═════ SOURCE DATA ═════
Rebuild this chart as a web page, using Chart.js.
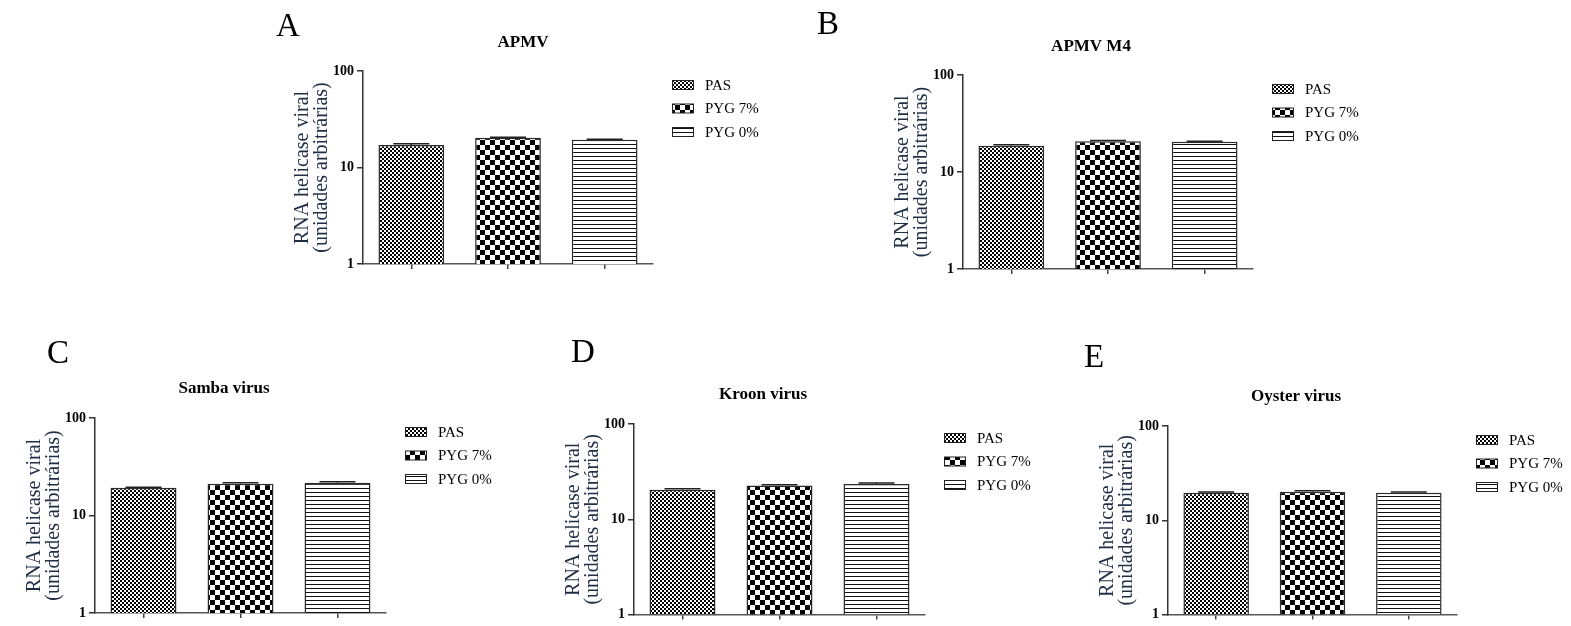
<!DOCTYPE html>
<html>
<head>
<meta charset="utf-8">
<script src="https://cdn.jsdelivr.net/npm/chart.js@4"></script>
<style>
  html, body { margin: 0; padding: 0; background: #fff; }
  #wrap { position: relative; width: 1571px; height: 626px; overflow: hidden; }
  #wrap canvas { position: absolute; left: 0; top: 0; }
</style>
</head>
<body>
<div id="wrap"></div>
<script>
// Data
const categories = ['PAS', 'PYG 7%', 'PYG 0%'];
const panelLetters = ['A', 'B', 'C', 'D', 'E'];
const panelTitles = ['APMV', 'APMV M4', 'Samba virus', 'Kroon virus', 'Oyster virus'];
const yTicks = [1, 10, 100];
const yLabel = ['RNA helicase viral', '(unidades arbitrárias)'];

const apmvValues = [17.1, 20.3, 19.4];
const apmvErrors = [0.5, 0.3, 0.2];
const apmvM4Values = [18.7, 20.7, 20.5];
const apmvM4Errors = [0.4, 0.4, 0.3];
const sambaValues = [19.3, 21.2, 21.7];
const sambaErrors = [0.2, 0.5, 0.5];
const kroonValues = [20.4, 22.6, 23.5];
const kroonErrors = [0.5, 0.5, 0.5];
const oysterValues = [19.6, 20.1, 19.6];
const oysterErrors = [0.4, 0.5, 0.4];

const seriesValues = [apmvValues, apmvM4Values, sambaValues, kroonValues, oysterValues];
const seriesErrors = [apmvErrors, apmvM4Errors, sambaErrors, kroonErrors, oysterErrors];

// where each panel sits on the page (plot area + title / letter)
const layouts = [
    { left: 363, right: 653, top: 71, bottom: 264, titleX: 523, titleY: 43, letterX: 276, letterY: 36 },
    { left: 963, right: 1253, top: 75, bottom: 269, titleX: 1091, titleY: 47, letterX: 817, letterY: 34 },
    { left: 95, right: 386, top: 418, bottom: 613, titleX: 224, titleY: 389, letterX: 47, letterY: 363 },
    { left: 634, right: 925, top: 424, bottom: 617, titleX: 763, titleY: 395, letterX: 571, letterY: 362 },
    { left: 1168, right: 1457, top: 426, bottom: 619, titleX: 1296, titleY: 397, letterX: 1084, letterY: 367 }
];

const W = 1571, H = 626;
const serif = '"Liberation Serif", "Times New Roman", serif';

function makePattern(kind) {
    const c = document.createElement('canvas');
    const g = c.getContext('2d');
    if (kind === 'fine' || kind === 'coarse') {
        const s = kind === 'fine' ? 2 : 5;
        c.width = c.height = s * 2;
        g.fillStyle = '#fff';
        g.fillRect(0, 0, s * 2, s * 2);
        g.fillStyle = '#000';
        g.fillRect(0, 0, s, s);
        g.fillRect(s, s, s, s);
    } else {
        c.width = 4; c.height = 4;
        g.fillStyle = '#fff';
        g.fillRect(0, 0, 4, 4);
        g.fillStyle = '#111';
        g.fillRect(0, 0, 4, 1);
    }
    return g.createPattern(c, 'repeat');
}

const patterns = [makePattern('fine'), makePattern('coarse'), makePattern('lines')];

const decorPlugin = {
    id: 'decor',
    afterDatasetsDraw(chart, args, opts) {
        const ctx = chart.ctx;
        const meta = chart.getDatasetMeta(0);
        const y = chart.scales.y;
        const errs = opts.errors;
        ctx.save();
        ctx.strokeStyle = '#222';
        ctx.lineWidth = 1.5;
        meta.data.forEach((bar, i) => {
            const v = chart.data.datasets[0].data[i];
            const yTop = y.getPixelForValue(v + errs[i]);
            ctx.beginPath();
            ctx.moveTo(bar.x, bar.y);
            ctx.lineTo(bar.x, yTop);
            ctx.moveTo(bar.x - 18, yTop);
            ctx.lineTo(bar.x + 18, yTop);
            ctx.stroke();
        });
        ctx.restore();
    },
    afterDraw(chart, args, opts) {
        const ctx = chart.ctx;
        const area = chart.chartArea;
        ctx.save();
        // panel letter
        ctx.fillStyle = '#000';
        ctx.textAlign = 'left';
        ctx.textBaseline = 'alphabetic';
        ctx.font = '33px ' + serif;
        ctx.fillText(opts.letter, opts.letterX, opts.letterY);
        // title
        ctx.font = 'bold 17px ' + serif;
        ctx.textAlign = 'center';
        ctx.textBaseline = 'middle';
        ctx.fillText(opts.title, opts.titleX, opts.titleY);
        // legend
        ctx.textAlign = 'left';
        ctx.font = '15px ' + serif;
        const bg = chart.data.datasets[0].backgroundColor;
        chart.data.labels.forEach((lab, i) => {
            const cy = area.top + 14 + i * 23.5;
            const bx = area.right + 19;
            ctx.fillStyle = bg[i];
            ctx.fillRect(bx, cy - 4.5, 22, 9);
            ctx.strokeStyle = '#222';
            ctx.lineWidth = 1;
            ctx.strokeRect(bx + 0.5, cy - 4.5, 21, 9);
            ctx.fillStyle = '#000';
            ctx.fillText(lab, area.right + 52, cy + 1);
        });
        ctx.restore();
    }
};

const wrap = document.getElementById('wrap');

seriesValues.forEach((values, p) => {
    const lay = layouts[p];
    const canvas = document.createElement('canvas');
    canvas.width = W;
    canvas.height = H;
    canvas.style.width = W + 'px';
    canvas.style.height = H + 'px';
    wrap.appendChild(canvas);

    new Chart(canvas.getContext('2d'), {
        type: 'bar',
        data: {
            labels: categories,
            datasets: [{
                data: values,
                backgroundColor: patterns,
                borderColor: '#2a2a2a',
                borderWidth: 1.5,
                barPercentage: 0.68,
                categoryPercentage: 1.0
            }]
        },
        options: {
            responsive: false,
            animation: false,
            events: [],
            layout: {
                padding: { left: lay.left - 70, top: lay.top, right: W - lay.right, bottom: H - lay.bottom - 8 }
            },
            scales: {
                x: {
                    ticks: { display: false },
                    grid: { offset: false, drawOnChartArea: false, tickLength: 5, color: '#444', lineWidth: 1.5 },
                    border: { color: '#555', width: 1.5 },
                    afterFit: s => { s.height = 8; }
                },
                y: {
                    type: 'logarithmic',
                    min: 1,
                    max: 100,
                    afterBuildTicks: s => { s.ticks = yTicks.map(v => ({ value: v })); },
                    ticks: {
                        color: '#000',
                        padding: 3,
                        font: { family: serif, size: 14, weight: 'bold' },
                        callback: v => String(v)
                    },
                    grid: { drawOnChartArea: false, tickLength: 6, color: '#333', lineWidth: 1.5 },
                    border: { color: '#333', width: 1.5 },
                    title: {
                        display: true,
                        text: yLabel,
                        color: '#1f2d45',
                        font: { family: serif, size: 20, lineHeight: 0.95 },
                        padding: { top: 0, bottom: 0 }
                    },
                    afterFit: s => { s.width = 70; }
                }
            },
            plugins: {
                legend: { display: false },
                tooltip: { enabled: false },
                decor: {
                    errors: seriesErrors[p],
                    letter: panelLetters[p],
                    title: panelTitles[p],
                    titleX: lay.titleX,
                    titleY: lay.titleY,
                    letterX: lay.letterX,
                    letterY: lay.letterY
                }
            }
        },
        plugins: [decorPlugin]
    });
});
</script>
</body>
</html>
═════
__WHAT IS NEEDED__:
Go through the listing above and write it all out exactly, leaving out any picture.

__WRITTEN REPLY__:
Rebuild this chart as a web page, using Chart.js.
<!DOCTYPE html>
<html>
<head>
<meta charset="utf-8">
<script src="https://cdn.jsdelivr.net/npm/chart.js@4"></script>
<style>
  html, body { margin: 0; padding: 0; background: #fff; }
  #wrap { position: relative; width: 1571px; height: 626px; overflow: hidden; }
  #wrap canvas { position: absolute; left: 0; top: 0; }
</style>
</head>
<body>
<div id="wrap"></div>
<script>
// Data
const categories = ['PAS', 'PYG 7%', 'PYG 0%'];
const panelLetters = ['A', 'B', 'C', 'D', 'E'];
const panelTitles = ['APMV', 'APMV M4', 'Samba virus', 'Kroon virus', 'Oyster virus'];
const yTicks = [1, 10, 100];
const yLabel = ['RNA helicase viral', '(unidades arbitrárias)'];

const apmvValues = [17.1, 20.3, 19.4];
const apmvErrors = [0.5, 0.3, 0.2];
const apmvM4Values = [18.7, 20.7, 20.5];
const apmvM4Errors = [0.4, 0.4, 0.3];
const sambaValues = [19.3, 21.2, 21.7];
const sambaErrors = [0.2, 0.5, 0.5];
const kroonValues = [20.4, 22.6, 23.5];
const kroonErrors = [0.5, 0.5, 0.5];
const oysterValues = [19.6, 20.1, 19.6];
const oysterErrors = [0.4, 0.5, 0.4];

const seriesValues = [apmvValues, apmvM4Values, sambaValues, kroonValues, oysterValues];
const seriesErrors = [apmvErrors, apmvM4Errors, sambaErrors, kroonErrors, oysterErrors];

// where each panel sits on the page (plot area + title / letter)
const layouts = [
    { left: 363, right: 653, top: 71, bottom: 264, titleX: 523, titleY: 43, letterX: 276, letterY: 36 },
    { left: 963, right: 1253, top: 75, bottom: 269, titleX: 1091, titleY: 47, letterX: 817, letterY: 34 },
    { left: 95, right: 386, top: 418, bottom: 613, titleX: 224, titleY: 389, letterX: 47, letterY: 363 },
    { left: 634, right: 925, top: 424, bottom: 617, titleX: 763, titleY: 395, letterX: 571, letterY: 362 },
    { left: 1168, right: 1457, top: 426, bottom: 619, titleX: 1296, titleY: 397, letterX: 1084, letterY: 367 }
];

const W = 1571, H = 626;
const serif = '"Liberation Serif", "Times New Roman", serif';

function makePattern(kind) {
    const c = document.createElement('canvas');
    const g = c.getContext('2d');
    if (kind === 'fine' || kind === 'coarse') {
        const s = kind === 'fine' ? 2 : 5;
        c.width = c.height = s * 2;
        g.fillStyle = '#fff';
        g.fillRect(0, 0, s * 2, s * 2);
        g.fillStyle = '#000';
        g.fillRect(0, 0, s, s);
        g.fillRect(s, s, s, s);
    } else {
        c.width = 4; c.height = 4;
        g.fillStyle = '#fff';
        g.fillRect(0, 0, 4, 4);
        g.fillStyle = '#111';
        g.fillRect(0, 0, 4, 1);
    }
    return g.createPattern(c, 'repeat');
}

const patterns = [makePattern('fine'), makePattern('coarse'), makePattern('lines')];

const decorPlugin = {
    id: 'decor',
    afterDatasetsDraw(chart, args, opts) {
        const ctx = chart.ctx;
        const meta = chart.getDatasetMeta(0);
        const y = chart.scales.y;
        const errs = opts.errors;
        ctx.save();
        ctx.strokeStyle = '#222';
        ctx.lineWidth = 1.5;
        meta.data.forEach((bar, i) => {
            const v = chart.data.datasets[0].data[i];
            const yTop = y.getPixelForValue(v + errs[i]);
            ctx.beginPath();
            ctx.moveTo(bar.x, bar.y);
            ctx.lineTo(bar.x, yTop);
            ctx.moveTo(bar.x - 18, yTop);
            ctx.lineTo(bar.x + 18, yTop);
            ctx.stroke();
        });
        ctx.restore();
    },
    afterDraw(chart, args, opts) {
        const ctx = chart.ctx;
        const area = chart.chartArea;
        ctx.save();
        // panel letter
        ctx.fillStyle = '#000';
        ctx.textAlign = 'left';
        ctx.textBaseline = 'alphabetic';
        ctx.font = '33px ' + serif;
        ctx.fillText(opts.letter, opts.letterX, opts.letterY);
        // title
        ctx.font = 'bold 17px ' + serif;
        ctx.textAlign = 'center';
        ctx.textBaseline = 'middle';
        ctx.fillText(opts.title, opts.titleX, opts.titleY);
        // legend
        ctx.textAlign = 'left';
        ctx.font = '15px ' + serif;
        const bg = chart.data.datasets[0].backgroundColor;
        chart.data.labels.forEach((lab, i) => {
            const cy = area.top + 14 + i * 23.5;
            const bx = area.right + 19;
            ctx.fillStyle = bg[i];
            ctx.fillRect(bx, cy - 4.5, 22, 9);
            ctx.strokeStyle = '#222';
            ctx.lineWidth = 1;
            ctx.strokeRect(bx + 0.5, cy - 4.5, 21, 9);
            ctx.fillStyle = '#000';
            ctx.fillText(lab, area.right + 52, cy + 1);
        });
        ctx.restore();
    }
};

const wrap = document.getElementById('wrap');

seriesValues.forEach((values, p) => {
    const lay = layouts[p];
    const canvas = document.createElement('canvas');
    canvas.width = W;
    canvas.height = H;
    canvas.style.width = W + 'px';
    canvas.style.height = H + 'px';
    wrap.appendChild(canvas);

    new Chart(canvas.getContext('2d'), {
        type: 'bar',
        data: {
            labels: categories,
            datasets: [{
                data: values,
                backgroundColor: patterns,
                borderColor: '#2a2a2a',
                borderWidth: 1.5,
                barPercentage: 0.68,
                categoryPercentage: 1.0
            }]
        },
        options: {
            responsive: false,
            animation: false,
            events: [],
            layout: {
                padding: { left: lay.left - 70, top: lay.top, right: W - lay.right, bottom: H - lay.bottom - 8 }
            },
            scales: {
                x: {
                    ticks: { display: false },
                    grid: { offset: false, drawOnChartArea: false, tickLength: 5, color: '#444', lineWidth: 1.5 },
                    border: { color: '#555', width: 1.5 },
                    afterFit: s => { s.height = 8; }
                },
                y: {
                    type: 'logarithmic',
                    min: 1,
                    max: 100,
                    afterBuildTicks: s => { s.ticks = yTicks.map(v => ({ value: v })); },
                    ticks: {
                        color: '#000',
                        padding: 3,
                        font: { family: serif, size: 14, weight: 'bold' },
                        callback: v => String(v)
                    },
                    grid: { drawOnChartArea: false, tickLength: 6, color: '#333', lineWidth: 1.5 },
                    border: { color: '#333', width: 1.5 },
                    title: {
                        display: true,
                        text: yLabel,
                        color: '#1f2d45',
                        font: { family: serif, size: 20, lineHeight: 0.95 },
                        padding: { top: 0, bottom: 0 }
                    },
                    afterFit: s => { s.width = 70; }
                }
            },
            plugins: {
                legend: { display: false },
                tooltip: { enabled: false },
                decor: {
                    errors: seriesErrors[p],
                    letter: panelLetters[p],
                    title: panelTitles[p],
                    titleX: lay.titleX,
                    titleY: lay.titleY,
                    letterX: lay.letterX,
                    letterY: lay.letterY
                }
            }
        },
        plugins: [decorPlugin]
    });
});
</script>
</body>
</html>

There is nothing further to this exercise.